Rz. 28
Abs. 5 räumt Ansprüchen gegen Arbeitgeber und Schadenersatzpflichtigen nach den §§ 115, 116 SGB X Vorrang ein. Diese sind vorrangig zu verfolgen, schließen aber letztlich einen Anspruchsübergang nach § 33 im Nachrangwege nicht aus (vgl. LSG Hessen, Urteil v. 14.3.2014, L 9 AS 90/11). Es besteht ein Anwendungsvorrang, aber kein Ausschließungsvorrang. In der Grundsicherung sind Fälle bekannt geworden, in denen Grundsicherungsstellen deshalb Leistungen zum Lebensunterhalt erbringen mussten, weil der erwerbsfähige erwerbstätige Leistungsberechtigte von seinem Arbeitgeber nur einen Lohn weit unterhalb der tariflichen oder ortsüblichen Vergütung erhalten hatte. Die Grundsicherungsstellen stufen diese Löhne ggf. als sittenwidrig sein (vgl. dazu die Komm. zu § 10) und verklagen die Arbeitgeber – mit Erfolg.

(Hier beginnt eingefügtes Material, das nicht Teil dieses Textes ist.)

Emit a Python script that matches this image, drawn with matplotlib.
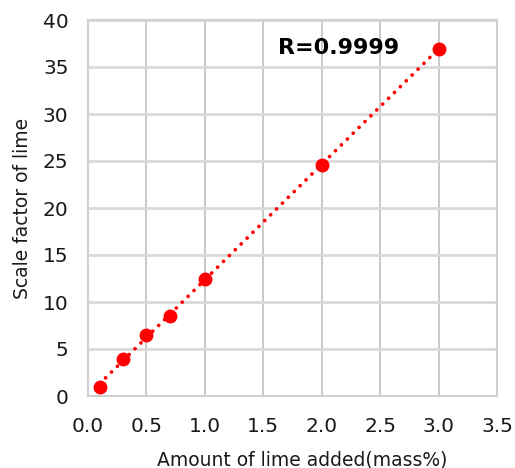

Zur Problematik der sittenwidrigen Löhne und der Durchsetzung von branchenspezifischen Mindestlöhnen vgl. auch BT-Drs. 17/3013. Maßstab für eine sittenwidrige Arbeitsvergütung ist nicht der gesetzliche Mindestlohn, sondern die übliche Vergütung. Ist der Wert der Arbeitsleistung mindestens doppelt so hoch wie der Wert der Vergütung, lässt dies den tatsächlichen Schluss auf die verwerfliche Gesinnung des Begünstigten zu (BAG, Urteil v. 18.11.2015, 5 AZR 814/14). Zur Problematik im Zusammenhang mit der Tarifunfähigkeit der CGZP vgl. BAG, Beschluss v. 14.12.2010, 1 ABR 19/10 und v. 23.5.2012, 1 AZB 58/11 (zuvor schon SG Duisburg, Beschluss v. 18.1.2012, S 21 R 1564/11 ER, und LAG Mecklenburg-Vorpommern, Urteil v. 17.4.2012, 5 Sa 194/11; ArbG Stralsund, Urteil v. 26.1.2010, 4 CA 166/09). Im Übrigen vgl. die Literaturhinweise unter Rz. 30.
Rz. 28a
Einen Stundenlohn von 3,40 EUR (noch vor Inkrafttreten des MiLoG) ist als Hungerlohn sittenwidrig (LAG Berlin-Brandenburg, Urteil v. 20.4.2016, 15 Sa 2258/15). Selbst bei unterstellter Vollzeittätigkeit stellt ein solcher Lohn einen Lohn dar, von dem man nicht leben kann. Die Vereinbarung von Hungerlöhnen ist sittenwidrig und damit unwirksam (§ 138 Abs. 1 BGB). Für das Jahr 2014 ergab sich ausgehend von Feststellungen des Statistischen Landesamtes ein maßgebender Stundenlohn im entschiedenen Verfahren von 9,74 EUR in 2014. Zur Sittenwidrigkeit eines Stundenlohns von 3,88 EUR bei einem Haushalts-Mini-Job beim Wohnungseigentümer vgl. SG Frankfurt am Main, Beschluss v. 13.6.2014, S 32 AS 620/14 ER. Die üblicherweise gezahlte Vergütung darf das Jobcenter auch aus den Erkenntnissen eigener Arbeitsvermittlungen als Durchschnittswert ermitteln (AG Eberswalde, Urteil v. 10.9.2013, 2 Ca 428/13). Stundenlöhne zwischen 1,59 EUR und 3,46 EUR im Hotel- und Gaststättengewerbe sind demnach Lohnwucher.
Rz. 29
Im Übrigen gehen alle Ansprüche gegen Leistungsträger i. S. d. § 12 SGB I der Regelung des § 33 vor, gesetzliche Anspruchsübergänge sind nach § 33 ausgeschlossen.